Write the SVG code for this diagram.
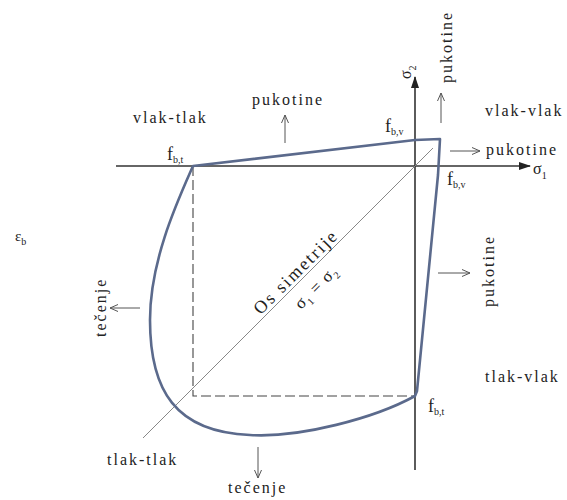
<svg xmlns="http://www.w3.org/2000/svg" width="567" height="500" viewBox="0 0 567 500">
<defs>
<marker id="open" markerWidth="10" markerHeight="10" refX="9" refY="5" orient="auto" markerUnits="userSpaceOnUse">
<path d="M1,1.5 L9,5 L1,8.5" fill="none" stroke="#555" stroke-width="1"/>
</marker>
<marker id="solid" markerWidth="12" markerHeight="10" refX="11" refY="5" orient="auto" markerUnits="userSpaceOnUse">
<path d="M0,1 L12,5 L0,9 Z" fill="#222"/>
</marker>
</defs>
<style>
text{font-family:"Liberation Serif",Tinos,"Nimbus Roman","FreeSerif","Noto Serif","DejaVu Serif",Georgia,serif;fill:#222}
.lbl{font-size:16px;letter-spacing:2px}
.f{font-size:18px}
.sub{font-size:10px}
.axis{stroke:#333;stroke-width:1.6;fill:none}
.dash{stroke:#444;stroke-width:1.1;stroke-dasharray:10 4;fill:none}
.diag{stroke:#888;stroke-width:1;fill:none}
.env{stroke:#5b6a8c;stroke-width:2.6;fill:none;stroke-linejoin:round}
.arr{stroke:#555;stroke-width:1;fill:none;marker-end:url(#open)}
</style>
<rect width="567" height="500" fill="#fff"/>
<g id="connectors">
<line class="axis" x1="116" y1="166" x2="530" y2="166" marker-end="url(#solid)"/>
<line class="axis" x1="415" y1="470" x2="415" y2="77" marker-end="url(#solid)"/>
<line class="diag" x1="433" y1="148" x2="143" y2="438"/>
<polyline class="dash" points="193,166 193,396 415,396"/>
<line class="arr" x1="285" y1="143" x2="285" y2="115"/>
<line class="arr" x1="441" y1="123" x2="441" y2="93"/>
<line class="arr" x1="450" y1="151" x2="480" y2="151"/>
<line class="arr" x1="438" y1="273" x2="470" y2="273"/>
<line class="arr" x1="140" y1="308" x2="110" y2="308"/>
<line class="arr" x1="258" y1="447" x2="258" y2="478"/>
</g>
<g id="envelope">
<path class="env" d="M193,166 L415,140 L440,139 L438,175 L417,391 L415,396 C375,418 300,438 250,435 C175,432 150,390 150,320 C150,260 178,200 193,166 Z"/>
</g>
<g id="axis-labels">
<text x="533" y="174" font-size="16">σ<tspan class="sub" dy="5">1</tspan></text>
<text transform="translate(411,79) rotate(-90)" font-size="16">σ<tspan class="sub" dy="5">2</tspan></text>
</g>
<g id="quadrants">
<text class="lbl" x="133" y="123">vlak-tlak</text>
<text class="lbl" x="485" y="116">vlak-vlak</text>
<text class="lbl" x="485" y="382">tlak-vlak</text>
<text class="lbl" x="107" y="465">tlak-tlak</text>
</g>
<g id="effects">
<text class="lbl" x="252" y="105">pukotine</text>
<text class="lbl" transform="translate(452,83) rotate(-90)">pukotine</text>
<text class="lbl" x="486" y="155">pukotine</text>
<text class="lbl" transform="translate(494,307) rotate(-90)">pukotine</text>
<text class="lbl" transform="translate(106,337) rotate(-90)">tečenje</text>
<text class="lbl" x="228" y="493">tečenje</text>
</g>
<g id="strengths">
<text class="f" x="167" y="160">f<tspan class="sub" dy="3">b,t</tspan></text>
<text class="f" x="385" y="132">f<tspan class="sub" dy="3">b,v</tspan></text>
<text class="f" x="447" y="185">f<tspan class="sub" dy="3">b,v</tspan></text>
<text class="f" x="428" y="412">f<tspan class="sub" dy="3">b,t</tspan></text>
<text x="15" y="241" font-size="15">ε<tspan class="sub" dy="4">b</tspan></text>
</g>
<g id="symmetry">
<text transform="translate(300,276) rotate(-45)" text-anchor="middle" font-size="18" letter-spacing="2">Os simetrije</text>
<text transform="translate(320,291) rotate(-45)" text-anchor="middle" font-size="17" letter-spacing="1">σ<tspan class="sub" dy="4">1</tspan><tspan dy="-4"> = σ</tspan><tspan class="sub" dy="4">2</tspan></text>
</g>
</svg>
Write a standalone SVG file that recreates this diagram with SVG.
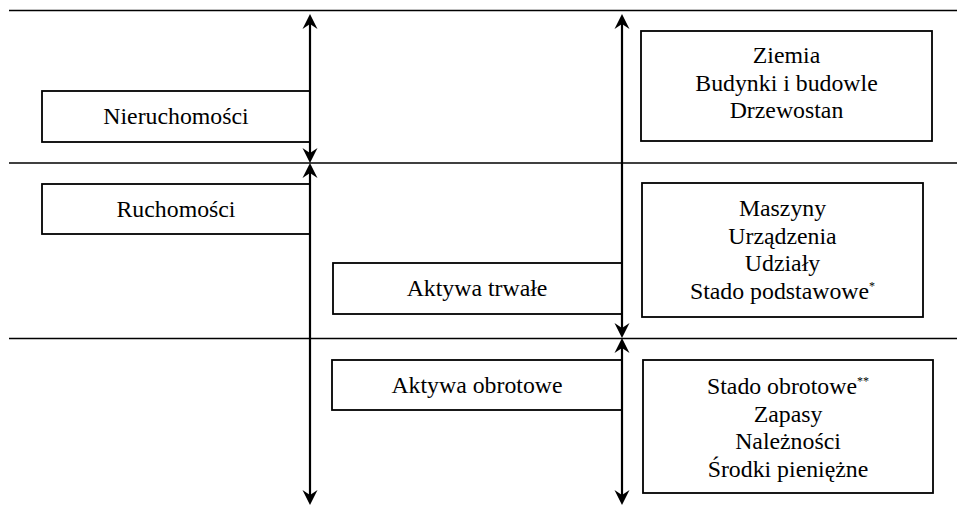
+--
→ **EXERCISE INSTRUCTIONS**
Among the entries above, identify all lines with "this" and copy them.

→ **OUTPUT OF THE EXERCISE**
Write the SVG code for this diagram.
Write a standalone SVG file that recreates this diagram with SVG.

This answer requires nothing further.